═══ Given information ═══

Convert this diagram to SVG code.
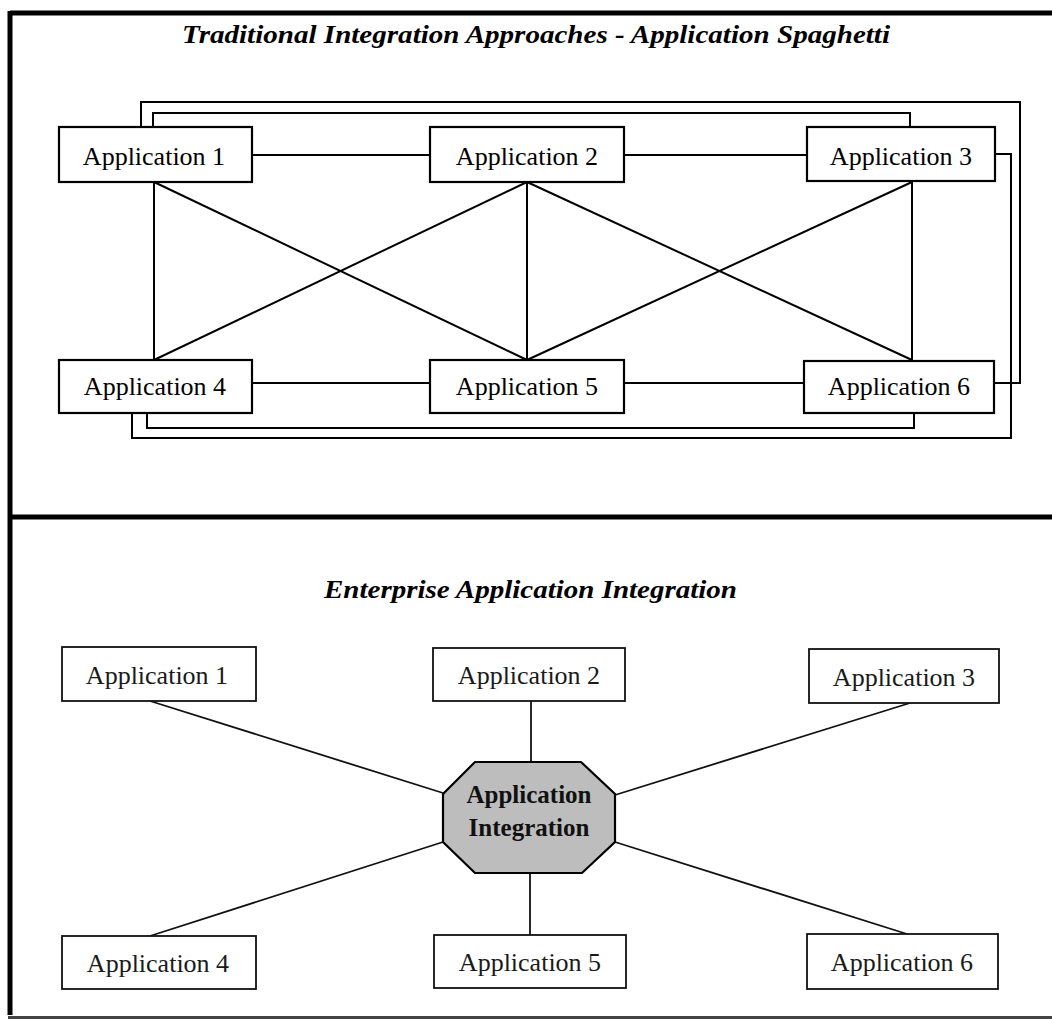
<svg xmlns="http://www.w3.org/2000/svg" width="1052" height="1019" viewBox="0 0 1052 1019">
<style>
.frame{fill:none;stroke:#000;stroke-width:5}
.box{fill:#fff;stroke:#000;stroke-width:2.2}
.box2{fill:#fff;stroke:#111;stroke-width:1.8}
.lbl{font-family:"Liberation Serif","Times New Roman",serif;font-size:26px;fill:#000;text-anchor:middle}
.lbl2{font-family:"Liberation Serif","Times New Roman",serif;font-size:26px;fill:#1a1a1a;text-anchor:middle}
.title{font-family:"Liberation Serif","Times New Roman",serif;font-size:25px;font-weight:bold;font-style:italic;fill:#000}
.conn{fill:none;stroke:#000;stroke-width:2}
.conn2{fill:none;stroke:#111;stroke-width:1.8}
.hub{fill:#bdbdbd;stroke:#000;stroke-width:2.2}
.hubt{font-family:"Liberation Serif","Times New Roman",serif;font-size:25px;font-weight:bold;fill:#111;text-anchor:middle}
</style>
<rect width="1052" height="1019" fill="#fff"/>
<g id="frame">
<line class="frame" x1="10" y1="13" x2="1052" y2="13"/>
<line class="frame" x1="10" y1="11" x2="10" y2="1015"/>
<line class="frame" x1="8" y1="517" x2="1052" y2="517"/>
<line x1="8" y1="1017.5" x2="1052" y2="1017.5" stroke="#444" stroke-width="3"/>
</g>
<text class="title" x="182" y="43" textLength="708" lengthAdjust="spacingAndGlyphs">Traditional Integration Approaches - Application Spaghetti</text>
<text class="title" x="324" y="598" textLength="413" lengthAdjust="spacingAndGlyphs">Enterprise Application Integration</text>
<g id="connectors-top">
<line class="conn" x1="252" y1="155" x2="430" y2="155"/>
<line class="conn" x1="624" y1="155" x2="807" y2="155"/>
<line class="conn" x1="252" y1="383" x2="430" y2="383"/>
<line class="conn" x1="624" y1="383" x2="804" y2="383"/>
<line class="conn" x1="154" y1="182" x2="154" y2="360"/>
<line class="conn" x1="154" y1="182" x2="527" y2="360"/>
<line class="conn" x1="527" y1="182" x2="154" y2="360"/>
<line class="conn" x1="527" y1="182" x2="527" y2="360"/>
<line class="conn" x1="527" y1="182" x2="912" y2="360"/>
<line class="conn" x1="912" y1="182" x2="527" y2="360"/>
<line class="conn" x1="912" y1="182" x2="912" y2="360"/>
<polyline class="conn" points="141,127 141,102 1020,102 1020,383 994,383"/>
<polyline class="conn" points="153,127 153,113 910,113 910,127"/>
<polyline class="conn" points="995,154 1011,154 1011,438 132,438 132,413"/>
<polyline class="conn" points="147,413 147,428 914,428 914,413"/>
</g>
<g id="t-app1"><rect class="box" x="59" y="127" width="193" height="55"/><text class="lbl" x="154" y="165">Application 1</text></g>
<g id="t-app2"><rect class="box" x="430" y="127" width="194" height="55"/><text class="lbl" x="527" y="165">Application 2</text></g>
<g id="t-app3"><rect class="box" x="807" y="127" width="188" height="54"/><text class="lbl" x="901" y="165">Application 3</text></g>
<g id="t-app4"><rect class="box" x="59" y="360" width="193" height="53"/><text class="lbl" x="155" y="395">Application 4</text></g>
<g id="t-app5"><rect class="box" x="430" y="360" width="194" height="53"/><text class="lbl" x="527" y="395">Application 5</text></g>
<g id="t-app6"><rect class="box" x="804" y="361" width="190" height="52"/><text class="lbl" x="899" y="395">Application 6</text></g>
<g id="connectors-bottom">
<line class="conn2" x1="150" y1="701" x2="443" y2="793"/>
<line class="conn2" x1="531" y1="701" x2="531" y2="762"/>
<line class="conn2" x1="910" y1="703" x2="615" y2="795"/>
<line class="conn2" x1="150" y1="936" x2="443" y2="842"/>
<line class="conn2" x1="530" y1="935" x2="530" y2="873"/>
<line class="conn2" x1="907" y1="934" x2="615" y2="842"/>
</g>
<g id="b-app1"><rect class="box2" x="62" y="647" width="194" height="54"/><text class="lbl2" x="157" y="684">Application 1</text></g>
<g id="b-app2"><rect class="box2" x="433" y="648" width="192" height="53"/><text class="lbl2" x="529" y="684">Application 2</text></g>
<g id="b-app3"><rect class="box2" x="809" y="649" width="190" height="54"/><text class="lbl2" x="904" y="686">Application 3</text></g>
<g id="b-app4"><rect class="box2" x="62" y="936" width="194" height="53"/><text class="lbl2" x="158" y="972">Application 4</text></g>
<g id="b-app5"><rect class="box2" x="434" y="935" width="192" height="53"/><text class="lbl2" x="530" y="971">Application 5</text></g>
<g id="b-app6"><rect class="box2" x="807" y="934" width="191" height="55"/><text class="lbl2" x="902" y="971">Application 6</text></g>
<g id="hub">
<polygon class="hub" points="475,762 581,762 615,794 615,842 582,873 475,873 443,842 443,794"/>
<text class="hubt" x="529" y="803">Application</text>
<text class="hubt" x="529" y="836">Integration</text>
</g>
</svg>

═══

**Problem:** Write out the listing above again, exactly, but with no pictures in the copy.

**Exercise answer:**
Convert this diagram to SVG code.
<svg xmlns="http://www.w3.org/2000/svg" width="1052" height="1019" viewBox="0 0 1052 1019">
<style>
.frame{fill:none;stroke:#000;stroke-width:5}
.box{fill:#fff;stroke:#000;stroke-width:2.2}
.box2{fill:#fff;stroke:#111;stroke-width:1.8}
.lbl{font-family:"Liberation Serif","Times New Roman",serif;font-size:26px;fill:#000;text-anchor:middle}
.lbl2{font-family:"Liberation Serif","Times New Roman",serif;font-size:26px;fill:#1a1a1a;text-anchor:middle}
.title{font-family:"Liberation Serif","Times New Roman",serif;font-size:25px;font-weight:bold;font-style:italic;fill:#000}
.conn{fill:none;stroke:#000;stroke-width:2}
.conn2{fill:none;stroke:#111;stroke-width:1.8}
.hub{fill:#bdbdbd;stroke:#000;stroke-width:2.2}
.hubt{font-family:"Liberation Serif","Times New Roman",serif;font-size:25px;font-weight:bold;fill:#111;text-anchor:middle}
</style>
<rect width="1052" height="1019" fill="#fff"/>
<g id="frame">
<line class="frame" x1="10" y1="13" x2="1052" y2="13"/>
<line class="frame" x1="10" y1="11" x2="10" y2="1015"/>
<line class="frame" x1="8" y1="517" x2="1052" y2="517"/>
<line x1="8" y1="1017.5" x2="1052" y2="1017.5" stroke="#444" stroke-width="3"/>
</g>
<text class="title" x="182" y="43" textLength="708" lengthAdjust="spacingAndGlyphs">Traditional Integration Approaches - Application Spaghetti</text>
<text class="title" x="324" y="598" textLength="413" lengthAdjust="spacingAndGlyphs">Enterprise Application Integration</text>
<g id="connectors-top">
<line class="conn" x1="252" y1="155" x2="430" y2="155"/>
<line class="conn" x1="624" y1="155" x2="807" y2="155"/>
<line class="conn" x1="252" y1="383" x2="430" y2="383"/>
<line class="conn" x1="624" y1="383" x2="804" y2="383"/>
<line class="conn" x1="154" y1="182" x2="154" y2="360"/>
<line class="conn" x1="154" y1="182" x2="527" y2="360"/>
<line class="conn" x1="527" y1="182" x2="154" y2="360"/>
<line class="conn" x1="527" y1="182" x2="527" y2="360"/>
<line class="conn" x1="527" y1="182" x2="912" y2="360"/>
<line class="conn" x1="912" y1="182" x2="527" y2="360"/>
<line class="conn" x1="912" y1="182" x2="912" y2="360"/>
<polyline class="conn" points="141,127 141,102 1020,102 1020,383 994,383"/>
<polyline class="conn" points="153,127 153,113 910,113 910,127"/>
<polyline class="conn" points="995,154 1011,154 1011,438 132,438 132,413"/>
<polyline class="conn" points="147,413 147,428 914,428 914,413"/>
</g>
<g id="t-app1"><rect class="box" x="59" y="127" width="193" height="55"/><text class="lbl" x="154" y="165">Application 1</text></g>
<g id="t-app2"><rect class="box" x="430" y="127" width="194" height="55"/><text class="lbl" x="527" y="165">Application 2</text></g>
<g id="t-app3"><rect class="box" x="807" y="127" width="188" height="54"/><text class="lbl" x="901" y="165">Application 3</text></g>
<g id="t-app4"><rect class="box" x="59" y="360" width="193" height="53"/><text class="lbl" x="155" y="395">Application 4</text></g>
<g id="t-app5"><rect class="box" x="430" y="360" width="194" height="53"/><text class="lbl" x="527" y="395">Application 5</text></g>
<g id="t-app6"><rect class="box" x="804" y="361" width="190" height="52"/><text class="lbl" x="899" y="395">Application 6</text></g>
<g id="connectors-bottom">
<line class="conn2" x1="150" y1="701" x2="443" y2="793"/>
<line class="conn2" x1="531" y1="701" x2="531" y2="762"/>
<line class="conn2" x1="910" y1="703" x2="615" y2="795"/>
<line class="conn2" x1="150" y1="936" x2="443" y2="842"/>
<line class="conn2" x1="530" y1="935" x2="530" y2="873"/>
<line class="conn2" x1="907" y1="934" x2="615" y2="842"/>
</g>
<g id="b-app1"><rect class="box2" x="62" y="647" width="194" height="54"/><text class="lbl2" x="157" y="684">Application 1</text></g>
<g id="b-app2"><rect class="box2" x="433" y="648" width="192" height="53"/><text class="lbl2" x="529" y="684">Application 2</text></g>
<g id="b-app3"><rect class="box2" x="809" y="649" width="190" height="54"/><text class="lbl2" x="904" y="686">Application 3</text></g>
<g id="b-app4"><rect class="box2" x="62" y="936" width="194" height="53"/><text class="lbl2" x="158" y="972">Application 4</text></g>
<g id="b-app5"><rect class="box2" x="434" y="935" width="192" height="53"/><text class="lbl2" x="530" y="971">Application 5</text></g>
<g id="b-app6"><rect class="box2" x="807" y="934" width="191" height="55"/><text class="lbl2" x="902" y="971">Application 6</text></g>
<g id="hub">
<polygon class="hub" points="475,762 581,762 615,794 615,842 582,873 475,873 443,842 443,794"/>
<text class="hubt" x="529" y="803">Application</text>
<text class="hubt" x="529" y="836">Integration</text>
</g>
</svg>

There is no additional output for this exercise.